TAIPEI (CNA) — President Tsai Ing-wen (蔡英文) on Jan. 5 called on all political parties in Taiwan to reject the “one country, two systems” formula devised by China and forget about the “1992 consensus.” In a press conference with foreign media in Taipei, Tsai said she hoped all the political parties in Taiwan would send a clear message to China, based on the wishes of the Taiwan people.
“Do not mention the ‘1992 consensus’ again since that phrase has been defined by China as the ‘one country, two systems’ mechanism, which has left no flexibility for interpretation,” Tsai said.
“By emphasizing ‘one China’ and ‘one country, two systems’, particularly in the context of the so-called ‘1992 consensus,’ China has made clear their political intentions towards Taiwan and their steps for unification,” she said.
Tsai said that as a democracy, Taiwan’s cross-strait interaction must follow the wishes and oversight of its people. “Therefore, any discussions must be between governments that are representative of the people of both sides,” Tsai told the 47 foreign correspondents from the United States, Japan, Europe and elsewhere, at the news conference at the Presidential Office.
On Wednesday, Chinese President Xi Jinping (習近平) said a speech commemorating the 40th anniversary of the “Message to Compatriots in Taiwan” that China must be reunified.
He said China is willing to talk with any party in Taiwan to push forward the political process as long as the party accepts the “one China principle.” However, “we make no promise to renounce the use of force and reserve the option of taking all necessary means” to serve that end, while China continues to seek “peaceful reunification,” Xi said.
In his speech, he defined the “1992 consensus” as “the two sides of the strait belonging to one China, and working together to seek the unification of the nation” and said the one country, two systems formula is the best approach to achieving reunification.
The “1992 consensus” refers to a verbal agreement reached in 1992 between the then Kuomintang (KMT) government of Taiwan and Chinese communist officials. The agreement has been consistently interpreted by the KMT to mean that both sides of the Taiwan Strait acknowledge there is only “one China,” with each side free to interpret what “China” means.
However, Beijing has never publicly voiced support for the second part of the KMT interpretation. Tsai said Xi has been trying to skirt the democratic process by calling for talks with individual political parties instead of with the Taiwan government, which is elected by the people of Taiwan.
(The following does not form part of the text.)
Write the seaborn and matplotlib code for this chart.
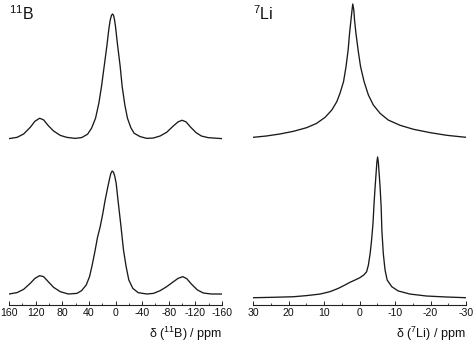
import numpy as np
import pandas as pd
import matplotlib
matplotlib.use("Agg")
import matplotlib.pyplot as plt
import seaborn as sns

# ---------------- data ----------------
# 11B, top trace
b_top_ppm = [160, 148, 138, 128, 121, 114, 108, 101, 93, 83, 73, 61, 51, 42, 36, 30, 25, 21, 17, 13,
             10, 8, 6, 4.5, 3, 1.5, 0, -3, -7, -10, -14, -18, -23, -28, -37, -47, -57, -67, -77, -87,
             -94, -100, -106, -113, -121, -129, -139, -160]
b_top_int = [0.003, 0.013, 0.040, 0.094, 0.142, 0.166, 0.153, 0.107, 0.064, 0.029, 0.013, 0.005, 0.011,
             0.038, 0.086, 0.166, 0.287, 0.421, 0.582, 0.743, 0.880, 0.950, 0.990, 1.000, 0.990, 0.955,
             0.900, 0.756, 0.582, 0.421, 0.273, 0.166, 0.091, 0.046, 0.019, 0.005, 0.008, 0.024, 0.054,
             0.105, 0.137, 0.150, 0.137, 0.094, 0.051, 0.024, 0.011, 0.003]
# 11B, bottom trace
b_bot_ppm = [160, 148, 138, 128, 121, 114, 108, 101, 93, 83, 71, 58, 51, 44, 39, 35, 31, 27, 23, 19,
             16, 12, 9, 7, 5, 3, 1, -1, -4, -8, -12, -16, -20, -26, -34, -47, -57, -67, -77, -87, -94,
             -101, -107, -114, -123, -132, -144, -160]
b_bot_int = [0.000, 0.011, 0.038, 0.087, 0.127, 0.149, 0.141, 0.100, 0.054, 0.019, 0.000, 0.005, 0.027,
             0.073, 0.141, 0.236, 0.344, 0.461, 0.547, 0.656, 0.751, 0.859, 0.935, 0.980, 1.000, 0.990,
             0.955, 0.900, 0.751, 0.561, 0.358, 0.222, 0.114, 0.046, 0.011, 0.000, 0.005, 0.027, 0.060,
             0.100, 0.127, 0.141, 0.125, 0.081, 0.033, 0.008, 0.000, 0.000]
# 7Li, top trace
li_top_ppm = [30.0, 26.2, 22.4, 18.6, 14.9, 12.1, 9.7, 7.8, 6.4, 5.5, 4.5, 3.8, 3.2, 2.8, 2.4, 2.1, 1.9,
              1.6, 1.4, 1.0, 0.4, -0.3, -1.3, -2.5, -3.9, -5.8, -8.1, -11.4, -15.2, -19.9, -24.6, -30.0]
li_top_int = [0.005, 0.015, 0.030, 0.050, 0.077, 0.109, 0.154, 0.209, 0.271, 0.333, 0.420, 0.532, 0.657,
              0.781, 0.881, 0.955, 1.000, 0.955, 0.881, 0.781, 0.657, 0.532, 0.420, 0.321, 0.246, 0.184,
              0.134, 0.095, 0.065, 0.040, 0.020, 0.005]
# 7Li, bottom trace
li_bot_ppm = [30.0, 24.3, 18.6, 14.9, 11.1, 8.3, 6.0, 4.1, 2.7, 1.3, -0.1, -1.2, -2.0, -2.5, -3.0, -3.4,
              -3.8, -4.1, -4.4, -4.7, -4.9, -5.1, -5.3, -5.5, -5.8, -6.1, -6.3, -6.7, -7.2, -7.8, -9.1,
              -10.9, -14.2, -18.9, -24.6, -30.0]
li_bot_int = [0.002, 0.005, 0.009, 0.017, 0.028, 0.045, 0.068, 0.092, 0.111, 0.127, 0.144, 0.163, 0.186,
              0.233, 0.316, 0.410, 0.528, 0.670, 0.788, 0.894, 0.965, 1.000, 0.965, 0.894, 0.788, 0.646,
              0.481, 0.316, 0.198, 0.127, 0.080, 0.050, 0.028, 0.014, 0.007, 0.002]

b_ticks = [160, 120, 80, 40, 0, -40, -80, -120, -160]
li_ticks = [30, 20, 10, 0, -10, -20, -30]
b_xlabel = r"δ ($^{11}$B) / ppm"
li_xlabel = r"δ ($^{7}$Li) / ppm"
b_title = r"$^{11}$B"
li_title = r"$^{7}$Li"

# ---------------- style ----------------
sns.set_theme(style="white")
plt.rcParams["font.family"] = ["Liberation Sans", "DejaVu Sans"]
plt.rcParams["mathtext.fontset"] = "custom"
plt.rcParams["mathtext.rm"] = "Liberation Sans"
plt.rcParams["mathtext.it"] = "Liberation Sans:italic"
plt.rcParams["mathtext.bf"] = "Liberation Sans:bold"
plt.rcParams["mathtext.default"] = "regular"

W, H = 474, 342
fig = plt.figure(figsize=(W / 100, H / 100), dpi=100)
fig.patch.set_facecolor("white")

axL = fig.add_axes([9 / W, 37 / H, 213 / W, 305 / H])
axR = fig.add_axes([253 / W, 37 / H, 213 / W, 305 / H])

line_kw = dict(color="#1a1a1a", linewidth=0.95, sort=False, estimator=None)

def trace(ax, ppm, inten, base, height):
    df = pd.DataFrame({"ppm": ppm, "y": base + height * np.asarray(inten)})
    sns.lineplot(data=df, x="ppm", y="y", ax=ax, **line_kw)

trace(axL, b_top_ppm, b_top_int, 166, 125)
trace(axL, b_bot_ppm, b_bot_int, 11, 123)
trace(axR, li_top_ppm, li_top_int, 167, 134)
trace(axR, li_bot_ppm, li_bot_int, 7, 141)

for ax, lim, ticks, minor_step, xl, title in [
    (axL, (160, -160), b_ticks, 20, b_xlabel, b_title),
    (axR, (30, -30), li_ticks, 5, li_xlabel, li_title),
]:
    ax.set_xlim(*lim)
    ax.set_ylim(0, 305)
    ax.set_facecolor("none")
    for s in ["left", "right", "top"]:
        ax.spines[s].set_visible(False)
    ax.spines["bottom"].set_linewidth(0.8)
    ax.spines["bottom"].set_color("#222222")
    ax.set_yticks([])
    ax.set_ylabel("")
    ax.set_xticks(ticks)
    ax.set_xticklabels([str(t) for t in ticks])
    lo, hi = min(lim), max(lim)
    ax.set_xticks(np.arange(lo, hi + 0.1, minor_step), minor=True)
    ax.tick_params(axis="x", which="major", direction="in", length=2.8, width=0.7,
                   color="#222222", labelsize=7.6, pad=2.3, bottom=True, labelcolor="#111111")
    ax.tick_params(axis="x", which="minor", direction="in", length=1.5, width=0.6,
                   color="#222222", bottom=True)
    ax.set_xlabel(xl, loc="right", fontsize=9, labelpad=5, color="#111111")
    ax.text(0.0, 0.985, title, transform=ax.transAxes, fontsize=11.5, color="#111111",
            ha="left", va="top")

fig.savefig("out.png", dpi=100, facecolor="white")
“China’s plan to engage in political consultation with the political parties instead of the democratically elected government of Taiwan is a continuation of its deliberate campaign to undermine and subvert our democratic process and create division in our society,” Tsai said.
She called on the international community to stand with Taiwan in the face of the threats from China. If the international community does not help and support Taiwan, she said, the country will become another victim of China’s pressure.
China should pay closer attention to issues that affect the lives of the Taiwan people, Tsai said, adding that for example, China should be working with Taiwan and other countries in the region to help combat African swine fever (ASF).
Authorities in Taiwan have deep concerns that the current outbreak of ASF in China could spread to Taiwan and Kinmen, which is only about 2 kilometers east of the mainland Chinese city of Xiamen.
Tsai also called for the World Organization for Animal Health (OIE) to coordinate the efforts in the region to prevent the spread of ASF, saying Taiwan has good experience in disease prevention and is willing to make a contribution.